Members of the House Armed Services Committee, which oversees the Pentagon’s $700-billion annual budget, are among those who have been planning for such a situation and have already mapped out their legal opposition, members of Congress have told Quartz. “We ought to fund border security needs on their own and not be taking it from other accounts,” Mac Thornberry, the committee’s top Republican, said last month.

House speaker Nancy Pelosi, the California Democrat, warned today (Feb. 14) that she would mount a legal challenge to Trump’s promised emergency declaration. She also suggested that such a move by the president would set a dangerous precedent.

US presidents have the right to invoke a “national emergency” that allows them to do everything from seizing property to instituting martial law or taking control of all transportation and communication. They must spell out what federal laws they are invoking to do so.

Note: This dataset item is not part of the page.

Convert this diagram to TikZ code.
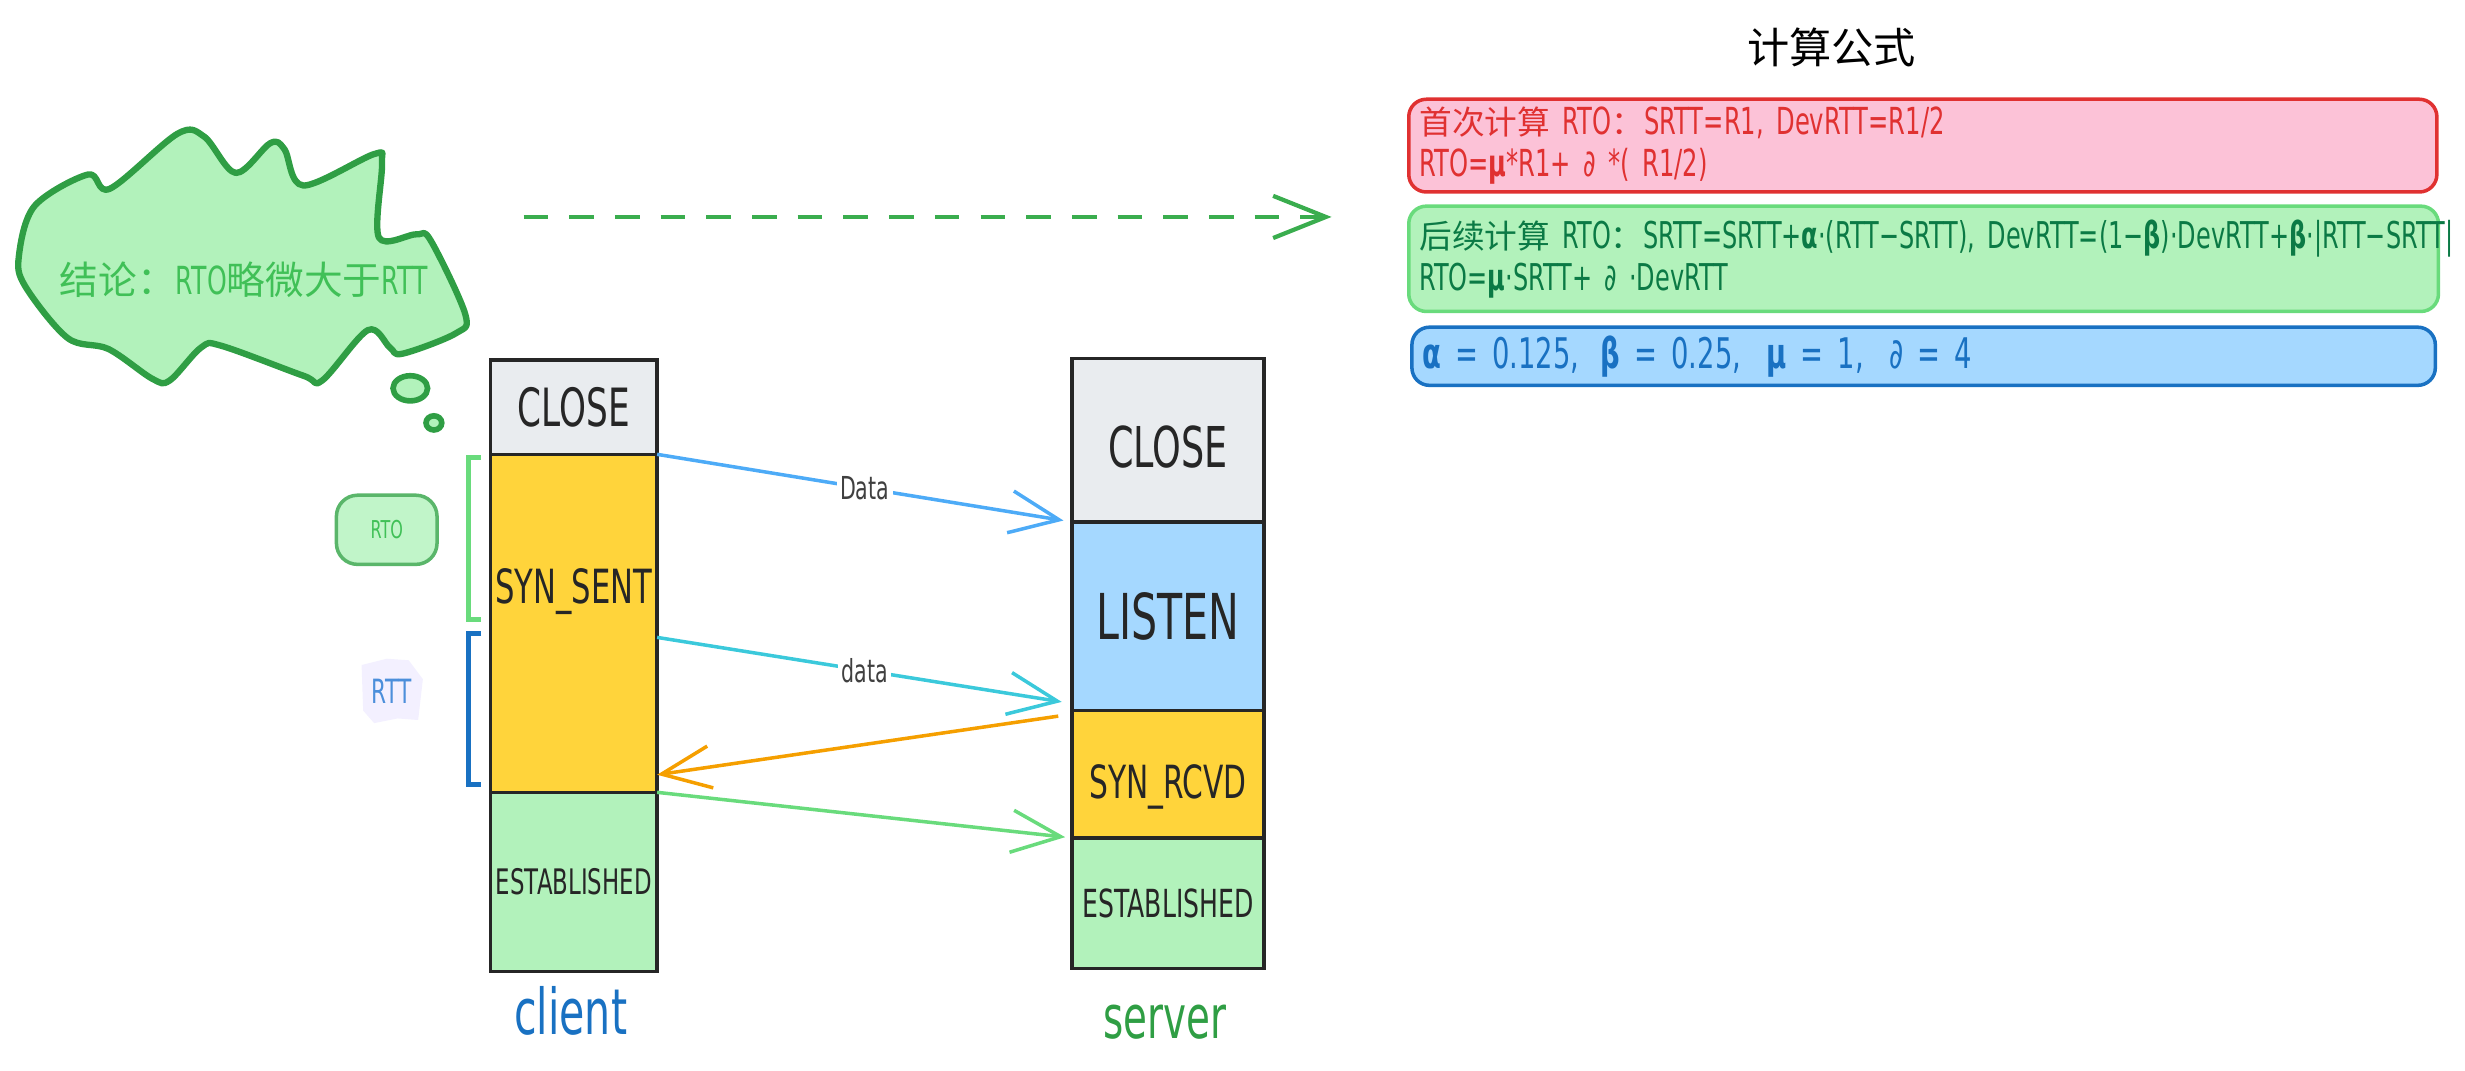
\documentclass[tikz,border=0pt]{standalone}
\usepackage{fontspec}
\setmainfont[FakeStretch=0.65]{DejaVu Sans}
\newfontfamily\cjk{Noto Sans CJK SC}
\usetikzlibrary{arrows.meta}
\newcommand\pxl{0.01572cm}
\newcommand\fsz[1]{\fontsize{#1}{#1}\selectfont}
\newcommand\gk[1]{{\bfseries #1}}
\newcommand\zh[1]{{\fontsize{9.3}{12}\cjk #1}}
\definecolor{stgray}{HTML}{E9ECEF}
\definecolor{styellow}{HTML}{FFD43B}
\definecolor{stblue}{HTML}{A5D8FF}
\definecolor{stgreen}{HTML}{B2F2BB}
\definecolor{fpink}{HTML}{FCC2D7}
\definecolor{fred}{HTML}{E03131}
\definecolor{fgreen}{HTML}{69DB7C}
\definecolor{fdgreen}{HTML}{0B7A45}
\definecolor{fblue}{HTML}{1971C2}
\definecolor{cgreen}{HTML}{2F9E44}
\definecolor{tgreen}{HTML}{40C057}
\definecolor{rtoline}{HTML}{5AB66A}
\definecolor{adata}{HTML}{4DABF7}
\definecolor{acyan}{HTML}{3BC9DB}
\definecolor{aorange}{HTML}{F59F00}
\definecolor{lav}{HTML}{F3F0FF}
\definecolor{rttblue}{HTML}{4C8FDB}

\begin{document}
\begin{tikzpicture}[x=\pxl, y=-\pxl,
    state/.style={draw=black!85, line width=1pt, inner sep=0pt, outer sep=0pt,
      anchor=north west, text=black!85},
    msg/.style={line width=1pt, -{Straight Barb[length=14pt,width=12pt]}},
    msglbl/.style={fill=white, inner sep=1pt, font=\fsz{9}, text=black!75},
    formula/.style={rounded corners=5pt, line width=1pt, anchor=north west,
      inner xsep=3pt, inner ysep=0pt, align=left},
    brk/.style={line width=1.3pt}]
  \useasboundingbox (0,0) rectangle (1568,681);

  % Облако с выводом
  \draw[cgreen, fill=stgreen, line width=1.8pt, line join=round]
    plot[smooth cycle, tension=0.55] coordinates {(12,163) (22,131) (56,111) (70,120)
      (113,85) (130,87) (150,110) (172,91) (181,95) (193,118) (238,98) (243,104)
      (241,151) (265,149) (274,153) (296,200) (290,212) (256,225) (248,221)
      (234,210) (205,242) (193,239) (141,220) (128,221) (108,242) (97,241)
      (69,222) (43,215) (16,182)};
  \draw[cgreen, fill=stgreen, line width=1.6pt] (261,247) ellipse [x radius=11, y radius=8];
  \draw[cgreen, fill=stgreen, line width=1.6pt] (276,269) ellipse [x radius=5, y radius=4.5];
  \node[text=tgreen, font=\fsz{11}] (concl) at (155,178)
    {\cjk 结论：\normalfont RTO\cjk 略微大于\normalfont RTT};

  % Пунктирная стрелка
  \coordinate (dashs) at (333,138);
  \coordinate (dashe) at (847,138);
  \draw[tgreen!90!black, line width=1.2pt, dash pattern=on 7pt off 6pt,
    -{Straight Barb[length=15pt,width=12pt]}] (dashs) -- (dashe);

  % Формулы
  \node[text=black, font=\fsz{12}\cjk] (title) at (1165,30) {计算公式};
  \node[formula, draw=fred, fill=fpink, text=fred, font=\fontsize{10.6}{12}\selectfont,
    minimum width=654*\pxl, minimum height=59*\pxl, text width=654*\pxl-6pt]
    (first) at (895,62)
    {\zh{首次计算} RTO\zh{：}SRTT=R1, DevRTT=R1/2\\
     RTO=\gk{μ}*R1+ ∂ *( R1/2)};
  \node[formula, draw=fgreen, fill=stgreen, text=fdgreen, font=\fontsize{10.5}{12}\selectfont,
    minimum width=655*\pxl, minimum height=67*\pxl, text width=655*\pxl-6pt]
    (next) at (895,130)
    {\mbox{\zh{后续计算} RTO\zh{：}SRTT=SRTT+\gk{α}·(RTT−SRTT), DevRTT=(1−\gk{β})·DevRTT+\gk{β}·|RTT−SRTT|}\\
     RTO=\gk{μ}·SRTT+ ∂ ·DevRTT};
  \node[formula, draw=fblue, fill=stblue, text=fblue, font=\fsz{12},
    minimum width=651*\pxl, minimum height=37*\pxl, text width=651*\pxl-6pt]
    (consts) at (897,207)
    {\gk{α} = 0.125,\hspace{0.5em}\gk{β} = 0.25,\hspace{0.6em}\gk{μ} = 1,\hspace{0.6em}∂ = 4};

  % Клиент
  \node[state, fill=stgray, font=\fsz{15}, minimum width=106*\pxl, minimum height=60*\pxl]
    (cclose) at (312,229) {CLOSE};
  \node[state, fill=styellow, minimum width=106*\pxl, minimum height=215*\pxl,
    label={[name=csenttxt, yshift=9pt, font=\fsz{13.4}, text=black!85]center:SYN\_SENT}]
    (csent) at (312,289) {};
  \node[state, fill=stgreen, font=\fsz{10}, minimum width=106*\pxl, minimum height=114*\pxl]
    (cestab) at (312,504) {ESTABLISHED};
  \node[text=fblue, font=\fsz{18}] (client) at (363,643) {client};

  % Сервер
  \node[state, fill=stgray, minimum width=122*\pxl, minimum height=104*\pxl,
    label={[name=sclosetxt, yshift=-2pt, font=\fsz{16}, text=black!85]center:CLOSE}]
    (sclose) at (682,228) {};
  \node[state, fill=stblue, font=\fsz{18}, minimum width=122*\pxl, minimum height=120*\pxl]
    (slisten) at (682,332) {LISTEN};
  \node[state, fill=styellow, minimum width=122*\pxl, minimum height=81*\pxl,
    label={[name=srcvdtxt, yshift=-3.5pt, font=\fsz{13}, text=black!85]center:SYN\_RCVD}]
    (srcvd) at (682,452) {};
  \node[state, fill=stgreen, font=\fsz{11}, minimum width=122*\pxl, minimum height=83*\pxl]
    (sestab) at (682,533) {ESTABLISHED};
  \node[text=cgreen, font=\fsz{17}] (server) at (741,650) {server};

  % RTO и RTT
  \draw[brk, fgreen] (306,291) -- (298,291) -- (298,394) -- (306,394);
  \draw[brk, fblue] (306,403) -- (298,403) -- (298,499) -- (306,499);
  \node[draw=rtoline, fill=stgreen!80, line width=1pt, rounded corners=6pt,
    minimum width=64*\pxl, minimum height=44*\pxl, text=tgreen, font=\fsz{7}]
    (rto) at (246,337) {RTO};
  \fill[lav] (230,423) -- (246,419) -- (260,420) -- (269,432) -- (266,458)
    -- (253,457) -- (238,460) -- (231,452) -- cycle;
  \node[text=rttblue, font=\fsz{9.5}] (rtt) at (249,440) {RTT};

  % Сообщения
  \draw[msg, adata, shorten >=2.5pt] (cclose.south east) -- (slisten.north west)
    node[msglbl, midway] (lbldata) {Data};
  \draw[msg, acyan, shorten >=3pt] ([yshift=-4pt]csent.east) -- ([yshift=2pt]slisten.south west)
    node[msglbl, midway] (lbldata2) {data};
  \draw[msg, aorange, shorten <=4pt] ([yshift=-1pt]srcvd.north west) -- ([yshift=5pt]csent.south east);
  \draw[msg, fgreen, shorten >=2pt] (cestab.north east) -- (sestab.north west);
\end{tikzpicture}
\end{document}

A lawsuit from the House committee would likely challenge Trump’s right to use defense funds on projects not yet authorized by Congress, given that the proposed wall—and the border situation more generally—has no real link to the military.

“We could see members of Congress file for an injunction, arguing that this is a clear abuse of power,” Sarah E. Turberville, the director of the Constitution Project at the Project on Government Oversight, a nonpartisan government watchdog, told Quartz. “Article I gives the Congress, not the president, the power to appropriate funds,” she said. Any such suit would likely be filed in the District of Columbia Circuit Court, she said.

The chief judge for the DC Circuit Court is Merrick Garland, Barack Obama’s Supreme Court nominee who Senate majority leader Mitch McConnell refused to consider for a vote, costing Democrats a lifetime Supreme Court seat.

In addition to a congressional suit, “we could also see landowners whose property may very well be taken by the government for building the wall also sue as a violation of due process,” Turberville said. There are already dozens of suits filed against the federal government on the US’s southern border related to previous presidents’ barrier building plans.

White House press secretary Sarah Huckabee Sanders said Trump would release more details about the declaration later—a decision first revealed by McConnell—adding that the White House was “very prepared” for any legal challenges. McConnell, a Kentucky Republican,  said Trump would sign the bipartisan spending bill that will avoid another government shutdown—but not give him the $5.7 billion he wanted for his wall plans—and would also declare an emergency.

Congress can also end presidential national emergencies—if both the Houses and Senate agree by simple majority. A president’s veto of Congress’s refusal could be overridden only if there is a two-thirds majority in both chambers.